SHORT TASK
Only the lines from the one with "Write a LaTeX" through the one with "minimum width=119pt] (typ)", inclusive, should be echoed exactly; pictures are left out.

DATASET CONTENT
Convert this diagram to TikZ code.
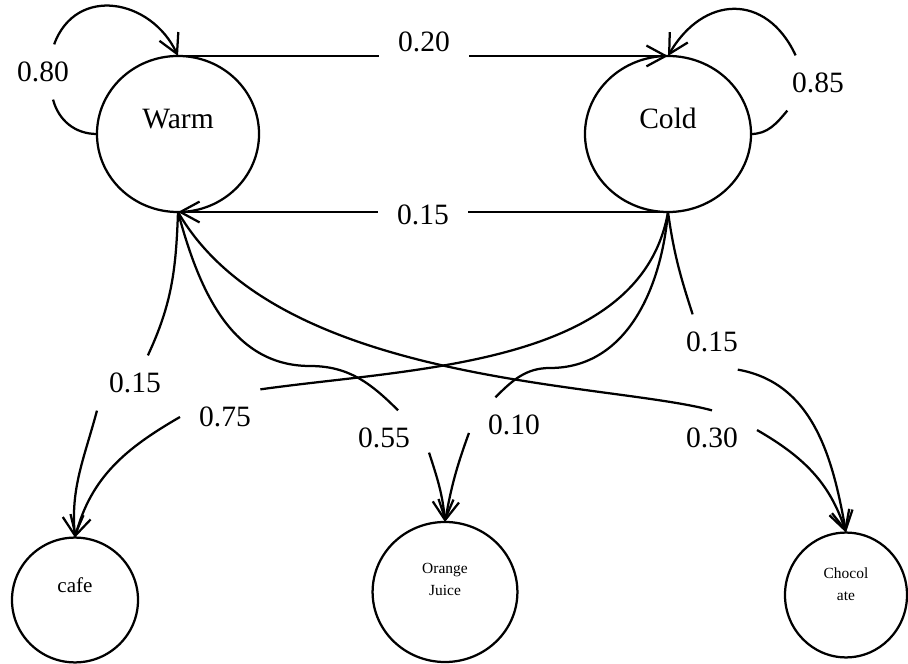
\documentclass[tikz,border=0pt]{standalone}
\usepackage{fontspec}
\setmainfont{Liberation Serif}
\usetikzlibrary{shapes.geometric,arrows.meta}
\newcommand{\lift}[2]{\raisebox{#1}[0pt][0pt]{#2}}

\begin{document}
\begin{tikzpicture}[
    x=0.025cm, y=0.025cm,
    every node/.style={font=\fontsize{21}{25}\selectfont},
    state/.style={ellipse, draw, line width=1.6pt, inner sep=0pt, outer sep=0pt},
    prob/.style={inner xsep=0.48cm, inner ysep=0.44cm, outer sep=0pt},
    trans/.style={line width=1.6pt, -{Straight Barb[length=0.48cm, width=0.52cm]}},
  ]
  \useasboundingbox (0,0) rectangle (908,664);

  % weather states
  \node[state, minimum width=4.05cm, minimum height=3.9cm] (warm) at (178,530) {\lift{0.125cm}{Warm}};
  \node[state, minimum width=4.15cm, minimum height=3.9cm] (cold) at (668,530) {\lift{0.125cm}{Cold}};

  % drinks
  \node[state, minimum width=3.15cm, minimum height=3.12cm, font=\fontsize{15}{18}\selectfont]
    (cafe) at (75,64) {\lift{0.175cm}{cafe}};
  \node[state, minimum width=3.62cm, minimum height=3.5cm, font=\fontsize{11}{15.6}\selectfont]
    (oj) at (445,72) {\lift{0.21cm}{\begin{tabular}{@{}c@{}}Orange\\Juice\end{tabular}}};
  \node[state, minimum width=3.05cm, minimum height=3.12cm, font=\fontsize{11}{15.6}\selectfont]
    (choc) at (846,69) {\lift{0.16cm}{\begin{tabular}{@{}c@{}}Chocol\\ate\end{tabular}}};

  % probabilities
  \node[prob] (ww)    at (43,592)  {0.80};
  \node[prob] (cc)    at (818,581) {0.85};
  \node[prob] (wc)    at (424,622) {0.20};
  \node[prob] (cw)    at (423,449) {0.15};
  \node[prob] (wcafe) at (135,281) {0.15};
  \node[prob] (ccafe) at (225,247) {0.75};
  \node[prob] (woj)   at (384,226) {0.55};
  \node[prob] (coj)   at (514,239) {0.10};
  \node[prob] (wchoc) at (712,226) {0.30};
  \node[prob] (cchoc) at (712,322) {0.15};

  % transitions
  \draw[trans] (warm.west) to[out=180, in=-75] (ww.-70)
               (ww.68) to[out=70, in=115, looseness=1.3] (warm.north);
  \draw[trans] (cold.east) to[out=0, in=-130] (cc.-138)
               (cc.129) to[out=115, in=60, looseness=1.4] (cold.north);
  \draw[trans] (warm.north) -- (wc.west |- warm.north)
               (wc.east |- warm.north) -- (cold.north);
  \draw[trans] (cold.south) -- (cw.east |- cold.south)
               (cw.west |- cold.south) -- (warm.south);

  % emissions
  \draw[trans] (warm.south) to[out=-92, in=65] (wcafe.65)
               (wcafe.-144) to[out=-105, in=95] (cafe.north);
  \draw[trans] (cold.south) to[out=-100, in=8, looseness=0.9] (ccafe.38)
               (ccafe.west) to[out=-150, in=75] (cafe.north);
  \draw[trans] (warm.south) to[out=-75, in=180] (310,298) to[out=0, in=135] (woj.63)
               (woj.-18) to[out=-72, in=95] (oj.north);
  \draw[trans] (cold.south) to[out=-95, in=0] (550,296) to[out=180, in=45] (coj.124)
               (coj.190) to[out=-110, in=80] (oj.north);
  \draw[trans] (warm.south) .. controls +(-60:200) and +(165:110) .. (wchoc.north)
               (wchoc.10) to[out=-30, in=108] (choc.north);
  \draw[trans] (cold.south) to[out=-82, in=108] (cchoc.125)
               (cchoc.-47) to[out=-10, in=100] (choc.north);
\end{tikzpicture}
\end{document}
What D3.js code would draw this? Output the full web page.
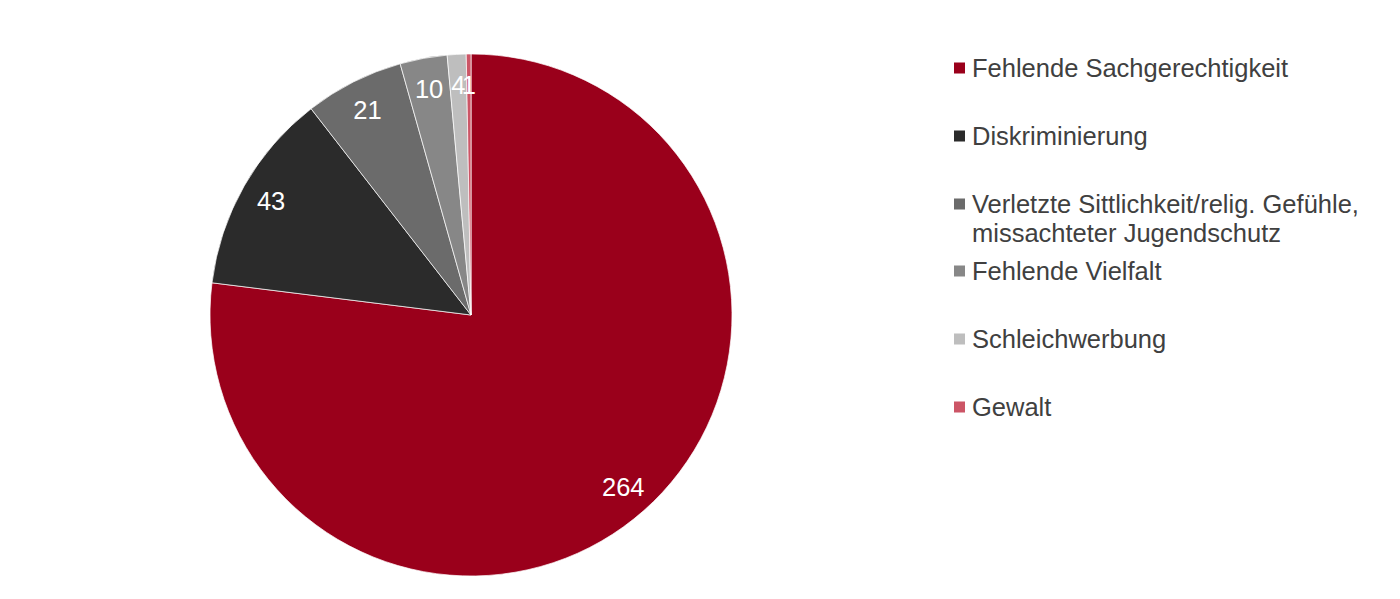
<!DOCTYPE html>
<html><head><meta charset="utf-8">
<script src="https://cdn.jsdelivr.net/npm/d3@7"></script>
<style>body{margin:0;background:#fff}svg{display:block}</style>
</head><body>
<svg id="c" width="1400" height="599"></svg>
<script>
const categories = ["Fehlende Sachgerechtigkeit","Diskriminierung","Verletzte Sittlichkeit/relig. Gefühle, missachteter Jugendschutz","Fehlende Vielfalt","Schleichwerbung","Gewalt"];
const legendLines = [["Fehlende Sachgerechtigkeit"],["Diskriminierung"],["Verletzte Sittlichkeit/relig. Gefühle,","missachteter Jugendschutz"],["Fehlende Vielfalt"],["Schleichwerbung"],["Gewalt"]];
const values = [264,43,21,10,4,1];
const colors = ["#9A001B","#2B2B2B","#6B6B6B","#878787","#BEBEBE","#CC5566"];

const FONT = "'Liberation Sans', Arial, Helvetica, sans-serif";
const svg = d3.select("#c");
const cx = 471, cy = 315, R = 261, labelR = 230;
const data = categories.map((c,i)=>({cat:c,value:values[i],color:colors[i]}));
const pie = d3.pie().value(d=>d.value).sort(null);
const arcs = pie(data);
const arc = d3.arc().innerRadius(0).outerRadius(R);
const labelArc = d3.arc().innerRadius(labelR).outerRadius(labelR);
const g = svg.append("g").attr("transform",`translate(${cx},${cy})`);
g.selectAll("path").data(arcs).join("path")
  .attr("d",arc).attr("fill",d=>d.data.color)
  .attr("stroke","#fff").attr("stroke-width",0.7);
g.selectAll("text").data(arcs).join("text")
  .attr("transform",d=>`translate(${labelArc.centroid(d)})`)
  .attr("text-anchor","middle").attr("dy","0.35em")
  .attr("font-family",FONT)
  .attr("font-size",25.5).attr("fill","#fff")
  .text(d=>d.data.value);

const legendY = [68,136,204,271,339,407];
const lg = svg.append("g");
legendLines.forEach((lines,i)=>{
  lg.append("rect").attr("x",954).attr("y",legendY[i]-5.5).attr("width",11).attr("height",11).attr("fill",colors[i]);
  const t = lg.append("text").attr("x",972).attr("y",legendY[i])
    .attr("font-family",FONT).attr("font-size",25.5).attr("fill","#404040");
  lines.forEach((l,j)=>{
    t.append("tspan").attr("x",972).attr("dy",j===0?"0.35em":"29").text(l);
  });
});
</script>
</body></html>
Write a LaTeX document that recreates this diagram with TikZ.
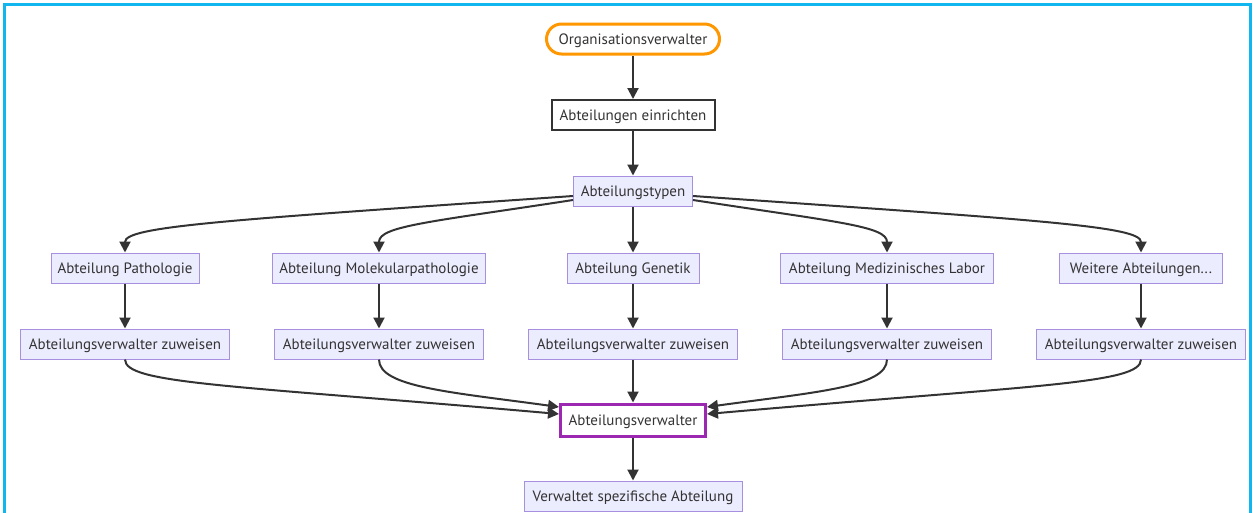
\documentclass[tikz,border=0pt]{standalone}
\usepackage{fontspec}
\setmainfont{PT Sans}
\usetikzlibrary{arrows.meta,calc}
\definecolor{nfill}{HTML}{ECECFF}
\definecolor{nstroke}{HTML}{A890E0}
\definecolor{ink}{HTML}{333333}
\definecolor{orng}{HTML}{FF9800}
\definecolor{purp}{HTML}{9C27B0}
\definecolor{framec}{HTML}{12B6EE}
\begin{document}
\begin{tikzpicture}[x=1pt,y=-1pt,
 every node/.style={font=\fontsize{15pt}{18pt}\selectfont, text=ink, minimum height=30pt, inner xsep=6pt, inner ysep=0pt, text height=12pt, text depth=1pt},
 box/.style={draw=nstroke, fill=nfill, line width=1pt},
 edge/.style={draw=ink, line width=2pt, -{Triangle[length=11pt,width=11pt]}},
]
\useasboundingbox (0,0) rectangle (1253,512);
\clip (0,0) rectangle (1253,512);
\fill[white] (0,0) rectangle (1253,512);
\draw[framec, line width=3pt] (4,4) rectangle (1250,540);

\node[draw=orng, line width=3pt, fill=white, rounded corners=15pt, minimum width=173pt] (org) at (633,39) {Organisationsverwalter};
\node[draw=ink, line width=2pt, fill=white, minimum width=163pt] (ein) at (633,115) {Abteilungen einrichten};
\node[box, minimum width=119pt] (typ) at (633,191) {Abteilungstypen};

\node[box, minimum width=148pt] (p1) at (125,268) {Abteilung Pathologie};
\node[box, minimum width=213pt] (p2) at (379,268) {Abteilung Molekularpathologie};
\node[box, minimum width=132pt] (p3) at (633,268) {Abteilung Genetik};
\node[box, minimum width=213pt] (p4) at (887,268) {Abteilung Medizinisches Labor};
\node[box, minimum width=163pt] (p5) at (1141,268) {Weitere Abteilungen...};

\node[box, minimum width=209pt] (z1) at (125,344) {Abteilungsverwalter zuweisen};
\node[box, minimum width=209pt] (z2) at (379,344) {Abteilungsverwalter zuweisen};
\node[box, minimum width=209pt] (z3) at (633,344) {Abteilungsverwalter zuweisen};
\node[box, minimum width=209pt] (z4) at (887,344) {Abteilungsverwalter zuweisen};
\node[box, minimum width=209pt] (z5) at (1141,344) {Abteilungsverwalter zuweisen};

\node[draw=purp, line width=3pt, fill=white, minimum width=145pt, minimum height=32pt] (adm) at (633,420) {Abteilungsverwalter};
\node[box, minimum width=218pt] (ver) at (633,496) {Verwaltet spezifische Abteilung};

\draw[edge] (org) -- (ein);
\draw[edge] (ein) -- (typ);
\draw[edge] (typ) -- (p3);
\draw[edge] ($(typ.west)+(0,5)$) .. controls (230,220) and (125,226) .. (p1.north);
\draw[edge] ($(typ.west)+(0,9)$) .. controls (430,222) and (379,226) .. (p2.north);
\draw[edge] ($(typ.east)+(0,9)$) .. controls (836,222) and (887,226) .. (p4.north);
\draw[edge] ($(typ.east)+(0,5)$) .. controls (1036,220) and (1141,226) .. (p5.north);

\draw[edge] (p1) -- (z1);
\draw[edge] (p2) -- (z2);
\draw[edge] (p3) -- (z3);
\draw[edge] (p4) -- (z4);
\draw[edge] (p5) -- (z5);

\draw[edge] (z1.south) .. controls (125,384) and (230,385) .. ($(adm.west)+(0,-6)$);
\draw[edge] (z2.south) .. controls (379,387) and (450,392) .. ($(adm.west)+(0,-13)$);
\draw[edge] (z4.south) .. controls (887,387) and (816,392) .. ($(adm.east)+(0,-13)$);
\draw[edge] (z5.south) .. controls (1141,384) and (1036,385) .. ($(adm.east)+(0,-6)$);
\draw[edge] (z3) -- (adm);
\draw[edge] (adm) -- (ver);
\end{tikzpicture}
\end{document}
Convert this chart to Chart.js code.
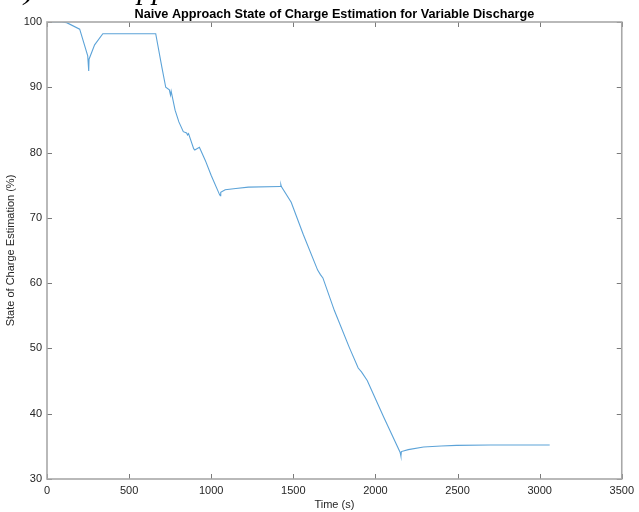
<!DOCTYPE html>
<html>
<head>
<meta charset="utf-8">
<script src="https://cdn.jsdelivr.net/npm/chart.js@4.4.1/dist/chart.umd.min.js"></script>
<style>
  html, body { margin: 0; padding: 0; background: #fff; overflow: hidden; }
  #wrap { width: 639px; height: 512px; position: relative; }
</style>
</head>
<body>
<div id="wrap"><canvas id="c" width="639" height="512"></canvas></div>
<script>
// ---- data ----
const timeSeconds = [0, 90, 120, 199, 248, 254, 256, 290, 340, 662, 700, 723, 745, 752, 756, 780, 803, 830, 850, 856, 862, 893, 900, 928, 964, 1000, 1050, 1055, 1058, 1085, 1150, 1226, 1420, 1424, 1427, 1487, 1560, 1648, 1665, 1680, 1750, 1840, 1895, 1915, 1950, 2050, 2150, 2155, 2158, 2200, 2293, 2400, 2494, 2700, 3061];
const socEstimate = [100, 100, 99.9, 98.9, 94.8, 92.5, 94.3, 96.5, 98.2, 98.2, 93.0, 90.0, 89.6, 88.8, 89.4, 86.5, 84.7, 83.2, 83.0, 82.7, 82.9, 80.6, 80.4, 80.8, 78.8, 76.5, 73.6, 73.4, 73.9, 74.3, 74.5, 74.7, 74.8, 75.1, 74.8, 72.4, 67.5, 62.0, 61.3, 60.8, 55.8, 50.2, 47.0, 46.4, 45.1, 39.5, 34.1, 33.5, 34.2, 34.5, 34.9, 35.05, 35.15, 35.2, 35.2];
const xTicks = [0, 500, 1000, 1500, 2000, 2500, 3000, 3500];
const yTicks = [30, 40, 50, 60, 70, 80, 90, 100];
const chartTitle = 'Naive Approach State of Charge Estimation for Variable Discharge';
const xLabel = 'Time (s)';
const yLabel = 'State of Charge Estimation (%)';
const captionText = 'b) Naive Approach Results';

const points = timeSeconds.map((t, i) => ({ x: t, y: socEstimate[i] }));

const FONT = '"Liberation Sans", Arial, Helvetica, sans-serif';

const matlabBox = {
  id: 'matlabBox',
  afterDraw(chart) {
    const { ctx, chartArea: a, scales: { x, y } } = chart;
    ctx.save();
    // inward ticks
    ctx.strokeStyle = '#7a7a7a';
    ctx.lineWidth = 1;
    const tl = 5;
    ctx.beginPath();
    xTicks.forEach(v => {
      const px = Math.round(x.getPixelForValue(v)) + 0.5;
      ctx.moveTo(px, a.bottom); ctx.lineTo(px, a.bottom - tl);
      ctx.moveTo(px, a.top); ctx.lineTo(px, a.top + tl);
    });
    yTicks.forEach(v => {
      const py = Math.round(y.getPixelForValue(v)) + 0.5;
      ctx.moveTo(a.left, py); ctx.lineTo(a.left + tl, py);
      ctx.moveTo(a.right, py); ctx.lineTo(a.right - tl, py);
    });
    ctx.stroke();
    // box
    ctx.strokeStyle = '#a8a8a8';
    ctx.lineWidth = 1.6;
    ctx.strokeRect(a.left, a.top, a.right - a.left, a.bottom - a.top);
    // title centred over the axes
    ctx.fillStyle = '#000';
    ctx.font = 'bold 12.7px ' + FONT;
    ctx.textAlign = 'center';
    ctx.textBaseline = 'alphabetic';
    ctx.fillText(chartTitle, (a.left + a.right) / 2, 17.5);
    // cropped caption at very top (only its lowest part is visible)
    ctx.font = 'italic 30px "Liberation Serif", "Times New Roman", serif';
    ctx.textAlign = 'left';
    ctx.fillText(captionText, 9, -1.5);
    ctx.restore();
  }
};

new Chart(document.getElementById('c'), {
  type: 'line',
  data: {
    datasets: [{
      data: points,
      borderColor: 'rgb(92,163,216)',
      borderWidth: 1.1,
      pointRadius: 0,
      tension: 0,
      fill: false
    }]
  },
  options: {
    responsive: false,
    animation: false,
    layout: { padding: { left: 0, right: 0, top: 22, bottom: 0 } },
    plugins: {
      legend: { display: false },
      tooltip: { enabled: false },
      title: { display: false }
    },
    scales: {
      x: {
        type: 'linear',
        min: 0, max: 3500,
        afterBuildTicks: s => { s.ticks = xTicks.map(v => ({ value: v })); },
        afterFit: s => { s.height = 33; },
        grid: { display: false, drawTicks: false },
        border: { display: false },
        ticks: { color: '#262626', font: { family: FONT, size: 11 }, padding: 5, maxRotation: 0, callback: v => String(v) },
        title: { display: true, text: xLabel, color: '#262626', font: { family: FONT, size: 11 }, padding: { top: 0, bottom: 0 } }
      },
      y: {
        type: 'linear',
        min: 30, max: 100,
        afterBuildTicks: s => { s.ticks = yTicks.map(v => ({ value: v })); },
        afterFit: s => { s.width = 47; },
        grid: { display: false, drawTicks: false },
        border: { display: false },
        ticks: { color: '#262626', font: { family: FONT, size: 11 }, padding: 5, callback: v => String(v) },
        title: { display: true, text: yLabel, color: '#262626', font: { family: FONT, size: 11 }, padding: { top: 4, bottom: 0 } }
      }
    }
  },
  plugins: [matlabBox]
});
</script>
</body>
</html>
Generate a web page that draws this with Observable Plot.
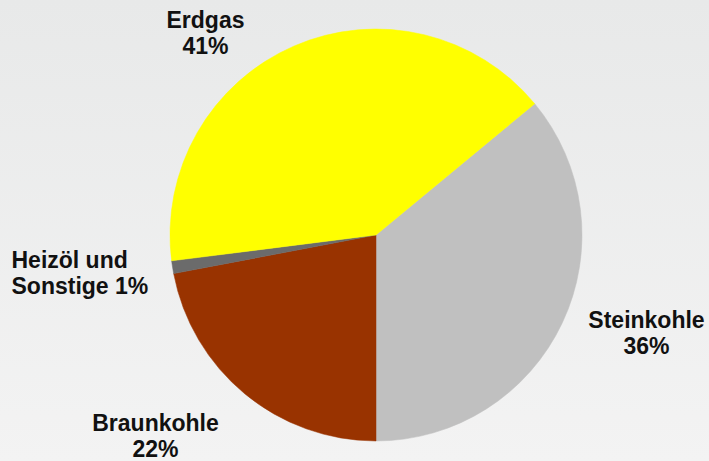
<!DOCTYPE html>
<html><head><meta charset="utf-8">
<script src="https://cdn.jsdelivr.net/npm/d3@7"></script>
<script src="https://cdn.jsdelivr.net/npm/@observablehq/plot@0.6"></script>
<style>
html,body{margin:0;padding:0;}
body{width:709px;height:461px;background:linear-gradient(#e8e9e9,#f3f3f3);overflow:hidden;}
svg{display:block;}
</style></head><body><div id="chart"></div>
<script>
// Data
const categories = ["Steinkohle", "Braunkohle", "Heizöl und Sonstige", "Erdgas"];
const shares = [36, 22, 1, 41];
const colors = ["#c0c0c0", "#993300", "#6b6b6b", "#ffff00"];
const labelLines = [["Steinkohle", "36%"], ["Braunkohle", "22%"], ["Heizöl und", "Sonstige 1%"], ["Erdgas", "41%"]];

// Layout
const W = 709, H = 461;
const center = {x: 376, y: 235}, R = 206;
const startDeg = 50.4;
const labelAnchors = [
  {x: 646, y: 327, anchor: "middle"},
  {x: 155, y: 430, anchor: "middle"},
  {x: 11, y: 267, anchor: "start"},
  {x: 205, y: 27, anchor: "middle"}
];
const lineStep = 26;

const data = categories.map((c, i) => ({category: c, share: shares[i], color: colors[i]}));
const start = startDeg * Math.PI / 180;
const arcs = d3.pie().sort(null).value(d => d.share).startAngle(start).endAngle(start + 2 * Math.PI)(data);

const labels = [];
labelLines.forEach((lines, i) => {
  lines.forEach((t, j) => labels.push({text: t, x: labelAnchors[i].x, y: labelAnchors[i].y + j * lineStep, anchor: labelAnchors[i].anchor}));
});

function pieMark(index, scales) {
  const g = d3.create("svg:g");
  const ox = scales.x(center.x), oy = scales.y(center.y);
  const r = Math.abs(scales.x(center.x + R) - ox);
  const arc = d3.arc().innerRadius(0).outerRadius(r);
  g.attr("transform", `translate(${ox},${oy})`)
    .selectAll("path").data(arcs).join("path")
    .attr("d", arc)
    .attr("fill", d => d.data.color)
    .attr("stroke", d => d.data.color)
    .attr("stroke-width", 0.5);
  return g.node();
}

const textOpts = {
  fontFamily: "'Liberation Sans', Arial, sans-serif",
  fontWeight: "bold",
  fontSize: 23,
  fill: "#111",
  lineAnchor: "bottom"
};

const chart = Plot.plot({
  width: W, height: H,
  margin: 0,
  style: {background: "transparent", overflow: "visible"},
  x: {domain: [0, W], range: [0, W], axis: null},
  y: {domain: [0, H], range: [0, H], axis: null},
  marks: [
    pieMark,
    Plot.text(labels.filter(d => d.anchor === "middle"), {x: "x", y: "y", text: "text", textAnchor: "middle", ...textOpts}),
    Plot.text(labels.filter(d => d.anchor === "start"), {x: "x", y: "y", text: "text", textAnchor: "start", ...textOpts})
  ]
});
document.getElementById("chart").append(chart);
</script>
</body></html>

SOLUTION
Write a LaTeX document that recreates this diagram with TikZ.
\documentclass[tikz,border=0pt]{standalone}
\usepackage{fontspec}
\setmainfont{PT Sans}
\usetikzlibrary{arrows.meta,calc}
\definecolor{nfill}{HTML}{ECECFF}
\definecolor{nstroke}{HTML}{A890E0}
\definecolor{ink}{HTML}{333333}
\definecolor{orng}{HTML}{FF9800}
\definecolor{purp}{HTML}{9C27B0}
\definecolor{framec}{HTML}{12B6EE}
\begin{document}
\begin{tikzpicture}[x=1pt,y=-1pt,
 every node/.style={font=\fontsize{15pt}{18pt}\selectfont, text=ink, minimum height=30pt, inner xsep=6pt, inner ysep=0pt, text height=12pt, text depth=1pt},
 box/.style={draw=nstroke, fill=nfill, line width=1pt},
 edge/.style={draw=ink, line width=2pt, -{Triangle[length=11pt,width=11pt]}},
]
\useasboundingbox (0,0) rectangle (1253,512);
\clip (0,0) rectangle (1253,512);
\fill[white] (0,0) rectangle (1253,512);
\draw[framec, line width=3pt] (4,4) rectangle (1250,540);

\node[draw=orng, line width=3pt, fill=white, rounded corners=15pt, minimum width=173pt] (org) at (633,39) {Organisationsverwalter};
\node[draw=ink, line width=2pt, fill=white, minimum width=163pt] (ein) at (633,115) {Abteilungen einrichten};
\node[box, minimum width=119pt] (typ) at (633,191) {Abteilungstypen};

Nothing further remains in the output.